> [Task details]:
Extract, exactly, the lines from the line containing "Clone this chart in matplotlib." to the line containing "plt.rcParams['font.size'] = 10", with both lines included and any pictures left out.

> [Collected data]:
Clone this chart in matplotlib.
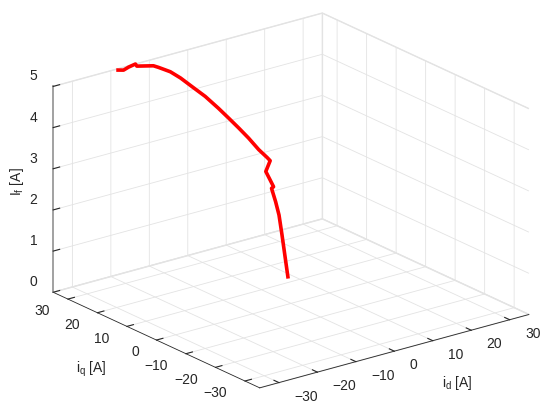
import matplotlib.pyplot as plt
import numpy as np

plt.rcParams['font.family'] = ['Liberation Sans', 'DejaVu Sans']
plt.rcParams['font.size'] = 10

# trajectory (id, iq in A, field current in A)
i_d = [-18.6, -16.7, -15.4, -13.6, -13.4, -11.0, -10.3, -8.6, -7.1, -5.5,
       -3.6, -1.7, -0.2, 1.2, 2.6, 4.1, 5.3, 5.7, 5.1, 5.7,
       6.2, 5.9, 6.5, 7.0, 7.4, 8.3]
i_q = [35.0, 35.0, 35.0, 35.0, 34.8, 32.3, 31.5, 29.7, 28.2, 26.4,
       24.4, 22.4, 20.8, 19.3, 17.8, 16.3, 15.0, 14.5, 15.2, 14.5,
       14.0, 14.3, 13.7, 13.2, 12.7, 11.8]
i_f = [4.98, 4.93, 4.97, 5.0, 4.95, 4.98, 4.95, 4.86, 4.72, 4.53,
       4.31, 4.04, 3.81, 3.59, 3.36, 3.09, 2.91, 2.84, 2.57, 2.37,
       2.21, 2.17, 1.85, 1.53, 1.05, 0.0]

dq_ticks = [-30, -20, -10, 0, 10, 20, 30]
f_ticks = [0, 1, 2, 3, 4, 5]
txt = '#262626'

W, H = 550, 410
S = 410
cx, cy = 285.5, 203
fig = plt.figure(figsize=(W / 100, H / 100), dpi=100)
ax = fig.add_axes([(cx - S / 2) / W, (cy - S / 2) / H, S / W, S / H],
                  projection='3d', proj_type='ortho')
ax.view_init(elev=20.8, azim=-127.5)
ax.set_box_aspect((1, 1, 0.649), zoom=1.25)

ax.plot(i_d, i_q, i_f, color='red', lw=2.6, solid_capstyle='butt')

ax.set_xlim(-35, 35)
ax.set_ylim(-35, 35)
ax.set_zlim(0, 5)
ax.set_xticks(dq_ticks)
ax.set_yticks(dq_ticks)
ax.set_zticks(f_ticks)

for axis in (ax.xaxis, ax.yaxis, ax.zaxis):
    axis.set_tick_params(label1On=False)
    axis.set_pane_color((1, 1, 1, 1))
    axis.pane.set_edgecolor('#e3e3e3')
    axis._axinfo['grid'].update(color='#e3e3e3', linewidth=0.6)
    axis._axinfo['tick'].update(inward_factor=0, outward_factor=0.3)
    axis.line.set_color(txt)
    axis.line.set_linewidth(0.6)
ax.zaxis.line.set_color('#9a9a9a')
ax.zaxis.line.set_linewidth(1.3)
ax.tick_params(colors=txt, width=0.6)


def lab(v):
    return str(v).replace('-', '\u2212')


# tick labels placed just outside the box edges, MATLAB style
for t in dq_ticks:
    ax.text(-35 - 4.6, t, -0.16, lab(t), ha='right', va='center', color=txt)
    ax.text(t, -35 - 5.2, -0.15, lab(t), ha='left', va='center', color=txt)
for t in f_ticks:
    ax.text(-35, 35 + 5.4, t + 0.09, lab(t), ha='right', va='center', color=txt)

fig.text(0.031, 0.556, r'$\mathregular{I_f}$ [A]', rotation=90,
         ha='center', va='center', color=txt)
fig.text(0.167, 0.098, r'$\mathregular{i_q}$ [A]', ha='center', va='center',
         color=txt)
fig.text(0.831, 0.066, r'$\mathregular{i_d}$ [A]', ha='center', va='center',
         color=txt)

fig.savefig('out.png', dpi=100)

--

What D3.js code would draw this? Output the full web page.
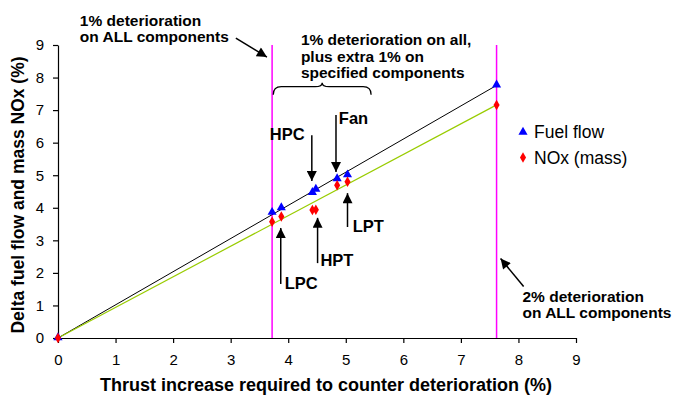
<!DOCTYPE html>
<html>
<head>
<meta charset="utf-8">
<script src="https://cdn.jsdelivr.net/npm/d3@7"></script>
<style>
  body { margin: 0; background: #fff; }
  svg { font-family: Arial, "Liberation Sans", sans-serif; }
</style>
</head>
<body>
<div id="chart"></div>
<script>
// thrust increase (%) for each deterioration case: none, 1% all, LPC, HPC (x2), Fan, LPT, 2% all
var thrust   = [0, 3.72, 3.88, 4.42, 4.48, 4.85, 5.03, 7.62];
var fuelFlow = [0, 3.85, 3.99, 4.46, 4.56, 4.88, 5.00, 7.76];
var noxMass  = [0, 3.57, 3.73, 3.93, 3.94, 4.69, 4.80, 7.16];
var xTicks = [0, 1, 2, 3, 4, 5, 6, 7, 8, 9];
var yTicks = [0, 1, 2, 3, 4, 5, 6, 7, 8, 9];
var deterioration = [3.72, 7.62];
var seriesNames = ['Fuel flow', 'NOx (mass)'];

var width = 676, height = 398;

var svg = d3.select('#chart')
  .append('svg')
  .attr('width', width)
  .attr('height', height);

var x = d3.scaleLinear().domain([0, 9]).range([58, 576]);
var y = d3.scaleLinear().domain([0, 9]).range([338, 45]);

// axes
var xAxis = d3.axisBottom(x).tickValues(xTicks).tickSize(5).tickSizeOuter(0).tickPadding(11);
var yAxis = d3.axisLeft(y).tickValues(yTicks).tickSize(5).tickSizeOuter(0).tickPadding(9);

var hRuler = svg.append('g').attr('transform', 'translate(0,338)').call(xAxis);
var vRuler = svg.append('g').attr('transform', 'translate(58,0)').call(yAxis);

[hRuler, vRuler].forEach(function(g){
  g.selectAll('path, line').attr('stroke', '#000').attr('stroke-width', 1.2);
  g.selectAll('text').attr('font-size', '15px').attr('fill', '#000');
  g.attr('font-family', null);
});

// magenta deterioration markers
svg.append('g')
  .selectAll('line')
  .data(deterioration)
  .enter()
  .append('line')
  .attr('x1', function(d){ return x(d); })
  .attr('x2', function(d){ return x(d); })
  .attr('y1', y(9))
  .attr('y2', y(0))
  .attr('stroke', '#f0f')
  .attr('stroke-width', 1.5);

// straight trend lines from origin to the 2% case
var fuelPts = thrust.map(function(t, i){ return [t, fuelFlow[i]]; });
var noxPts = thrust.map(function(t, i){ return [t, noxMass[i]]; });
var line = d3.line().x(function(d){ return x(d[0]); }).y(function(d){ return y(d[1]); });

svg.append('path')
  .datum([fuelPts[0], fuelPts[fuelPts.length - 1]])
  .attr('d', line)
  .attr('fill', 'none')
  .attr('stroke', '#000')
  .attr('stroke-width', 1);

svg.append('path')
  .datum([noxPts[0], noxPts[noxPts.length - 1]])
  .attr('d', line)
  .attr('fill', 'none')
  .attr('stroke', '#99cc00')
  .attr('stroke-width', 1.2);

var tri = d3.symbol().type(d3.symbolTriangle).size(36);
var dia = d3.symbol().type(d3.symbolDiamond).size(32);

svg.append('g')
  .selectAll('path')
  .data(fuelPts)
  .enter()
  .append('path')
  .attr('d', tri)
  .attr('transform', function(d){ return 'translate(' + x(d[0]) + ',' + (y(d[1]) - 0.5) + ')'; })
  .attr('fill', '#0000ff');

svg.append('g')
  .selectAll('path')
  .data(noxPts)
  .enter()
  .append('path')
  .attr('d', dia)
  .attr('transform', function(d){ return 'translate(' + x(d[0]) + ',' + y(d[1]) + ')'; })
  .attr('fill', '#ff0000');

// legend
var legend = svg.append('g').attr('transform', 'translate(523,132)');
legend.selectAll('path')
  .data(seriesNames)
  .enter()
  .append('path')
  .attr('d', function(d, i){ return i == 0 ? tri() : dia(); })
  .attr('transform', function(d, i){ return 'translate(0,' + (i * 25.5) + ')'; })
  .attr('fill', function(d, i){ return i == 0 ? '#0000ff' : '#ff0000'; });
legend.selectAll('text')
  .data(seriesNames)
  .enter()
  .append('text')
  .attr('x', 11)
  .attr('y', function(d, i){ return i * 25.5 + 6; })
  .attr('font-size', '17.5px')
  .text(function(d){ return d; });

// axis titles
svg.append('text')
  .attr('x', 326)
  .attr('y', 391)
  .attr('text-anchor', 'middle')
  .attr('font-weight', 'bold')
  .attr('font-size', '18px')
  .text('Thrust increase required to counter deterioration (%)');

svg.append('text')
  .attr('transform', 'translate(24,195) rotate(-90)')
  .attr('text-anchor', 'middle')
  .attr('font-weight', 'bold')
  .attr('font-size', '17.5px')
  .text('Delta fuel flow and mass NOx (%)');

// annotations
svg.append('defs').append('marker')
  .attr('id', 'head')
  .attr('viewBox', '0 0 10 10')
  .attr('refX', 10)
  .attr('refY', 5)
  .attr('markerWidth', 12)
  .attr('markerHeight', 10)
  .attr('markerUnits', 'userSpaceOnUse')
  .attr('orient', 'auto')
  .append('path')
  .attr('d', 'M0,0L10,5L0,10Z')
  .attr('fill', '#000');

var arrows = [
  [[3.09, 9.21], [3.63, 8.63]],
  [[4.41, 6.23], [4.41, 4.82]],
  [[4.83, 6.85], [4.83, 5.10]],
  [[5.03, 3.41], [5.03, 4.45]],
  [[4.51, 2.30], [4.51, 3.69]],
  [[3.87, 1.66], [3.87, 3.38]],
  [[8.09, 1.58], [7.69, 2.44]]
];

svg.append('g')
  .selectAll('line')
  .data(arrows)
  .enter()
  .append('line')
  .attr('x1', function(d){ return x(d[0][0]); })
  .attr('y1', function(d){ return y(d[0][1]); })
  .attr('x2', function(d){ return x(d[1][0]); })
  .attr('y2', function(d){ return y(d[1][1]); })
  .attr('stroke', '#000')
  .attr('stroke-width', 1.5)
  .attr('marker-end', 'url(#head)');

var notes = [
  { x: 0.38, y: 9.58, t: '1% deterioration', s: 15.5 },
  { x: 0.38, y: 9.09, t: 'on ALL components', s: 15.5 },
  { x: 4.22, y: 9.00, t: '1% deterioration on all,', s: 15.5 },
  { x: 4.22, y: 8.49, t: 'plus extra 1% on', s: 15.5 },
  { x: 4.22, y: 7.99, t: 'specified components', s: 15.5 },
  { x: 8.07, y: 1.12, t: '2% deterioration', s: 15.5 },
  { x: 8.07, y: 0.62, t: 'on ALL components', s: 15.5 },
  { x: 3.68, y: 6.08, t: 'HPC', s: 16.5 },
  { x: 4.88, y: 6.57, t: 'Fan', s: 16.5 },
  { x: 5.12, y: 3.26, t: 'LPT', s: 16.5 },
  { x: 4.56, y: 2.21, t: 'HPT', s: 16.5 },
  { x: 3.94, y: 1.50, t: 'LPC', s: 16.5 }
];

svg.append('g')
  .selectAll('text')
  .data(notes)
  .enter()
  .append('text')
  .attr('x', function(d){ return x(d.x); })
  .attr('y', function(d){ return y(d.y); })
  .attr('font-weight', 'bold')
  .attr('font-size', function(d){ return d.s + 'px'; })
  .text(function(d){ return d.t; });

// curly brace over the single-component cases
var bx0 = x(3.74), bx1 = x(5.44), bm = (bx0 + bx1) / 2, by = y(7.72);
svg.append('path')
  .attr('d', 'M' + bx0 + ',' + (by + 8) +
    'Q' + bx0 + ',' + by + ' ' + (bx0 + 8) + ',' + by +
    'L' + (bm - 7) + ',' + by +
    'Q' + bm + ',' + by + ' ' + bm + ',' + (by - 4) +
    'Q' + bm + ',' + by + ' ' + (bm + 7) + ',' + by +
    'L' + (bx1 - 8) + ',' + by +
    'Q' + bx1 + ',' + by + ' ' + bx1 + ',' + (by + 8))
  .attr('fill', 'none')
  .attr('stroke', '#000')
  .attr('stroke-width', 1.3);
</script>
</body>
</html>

> [Answer below]:
Clone this chart in matplotlib.
import matplotlib.pyplot as plt
import numpy as np

plt.rcParams['font.family'] = ['Liberation Sans', 'DejaVu Sans']
plt.rcParams['font.size'] = 10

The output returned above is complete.